Souvent considérée comme brutale et néfaste pour la faune marine, la pêche électrique est aujourd’hui au centre des interrogations. Alors que cette technique était interdite depuis 1998, la Commission Européenne l’autorise partiellement depuis 2006, suite à la parution d’un rapport scientifique soi-disant favorable à son adoption. Mais l’investigation d’un collectif d’ONG risque de tout changer : l’auteur du fameux rapport, le Comité scientifique, technique et économique des pêches (CSTEP) était tout sensiblement opposé à la pêche électrique ! Un « scandale politique » qui pourrait bien tout changer…

 

Pêche électrique : une méthode brutale 

Si la pêche électrique fait tant débat, c’est qu’elle est à double tranchant : elle est certes très efficace en matière de productivité, mais également fatale à de nombreux organismes marins. Le principe est relativement simple : un chalutier fait passer un courant de 10 volts dans les chaines de ses filets qu’il traine dans les fonds marins. L’électricité qui s’accumule dans les profondeurs force certains poissons à sortir de leur tanière, ou plus précisément du sédiment (une couche de particules retombée dans les fonds marins). Ensuite, les navires n’ont plus qu’à les récupérer grâce à leurs engins de pêche.
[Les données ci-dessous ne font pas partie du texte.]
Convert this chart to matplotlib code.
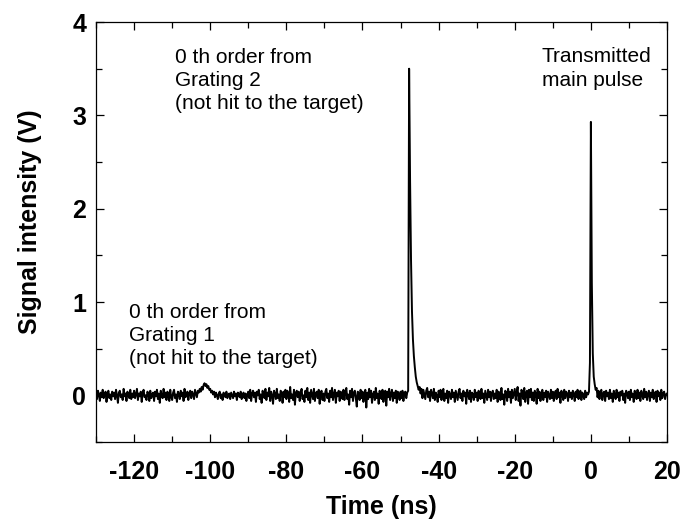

Si les impulsions électriques en elles-mêmes ne tuent que rarement les poissons, les blessures qu’elles leur laissent peuvent causer des séquelles durables et sont parfois fatales aux embryons des jeunes animaux. D’autant que ce type de pêche est surtout employé pour récupérer les soles, et non les autres organismes marins malgré tout affectés par ce procédé. Ce « taser pour les soles », comme le qualifie l’association Robin des Bois, est donc néfaste pour tous les types de poissons. De ce fait, au même titre que la pêche à l’explosif ou au poison, la pêche électrique a été interdite en 1998 afin de préserver l’écosystème marin.

Un chalutier.

 

Une autorisation partielle il y a 12 ans… et un nouveau vote le 16 janvier

Mais en 2006, les autorités hollandaises saisissent la Commission Européenne à propos de la pêche électrique. Cette dernière demande l’avis consultatif du Comité scientifique, technique et économique des pêches (CSTEP), une institution chargée de conseiller l’Europe sur le sujet. Suite à la parution de leur rapport scientifique, la Commission Européenne autorise cinq bateaux hollandais à mener l’expérimentation de la pêche électrique. Mais au vu des résultats, ce ne sont plus 5 mais 80 chalutiers qui parcourent les eaux à la recherche de sédiments à électriser ! Et ce, sans autorisation supplémentaire de la part de la Commission.

12 ans plus tard, le Parlement Européen décide de répondre à cette infraction… en lançant un vote le 16 janvier prochain à propos d’une nouvelle proposition législative, destinée à autoriser 5 % de la flotte de chaque État membre à pratiquer la pêche électrique. Un vote qui s’attire la fureur de l’association Bloom, qui publie sur son site un véritable « scandale politique ».

Le Parlement Européen.

 

Un « scandale politique et financier »

23e rapport du CSTEP. Page 58. C’est à cet endroit exact que l’association Bloom trouve les conclusions de l’institution concernant la pêche électrique. Et elles sont bien loin de promouvoir cette méthode barbare… L’organe scientifique en charge des résultats, le Conseil international sur l’exploration de la mer (CIEM), dénonce son impact sur l’écosystème. Contrairement au Règlement européen du 21 décembre 2006 qui statue qu’il « convient d’autoriser » la pêche électrique, le CIEM prévient qu’il y a un « certain nombre de problèmes qui doivent être résolus avant que toute dérogation puisse être accordée ». L’organe conclut également que l’équipement blesse sans doute des espèces non ciblées, et que les morues par exemple, présentent des blessures répertoriées.

L’association Bloom, spécialisée dans la lutte pour la préservation des océans, dénonce donc avec ferveur le mensonge de la Commission Européenne. Signé par une dizaine d’ONG, le courrier demande à Karmenu Vella, le Commissaire européen à l’environnement, aux affaires maritimes et à la pêche, de renoncer à la pêche électrique. Une demande juste, compte tenu de cette dérangeante découverte. Quelle décision prendra le Parlement européen ce mardi 16 janvier 2018 ? Une question légitime posée après l’opposition à cette technique de 249 députés français, retranscrite dans une tribune publiée dans Le Monde.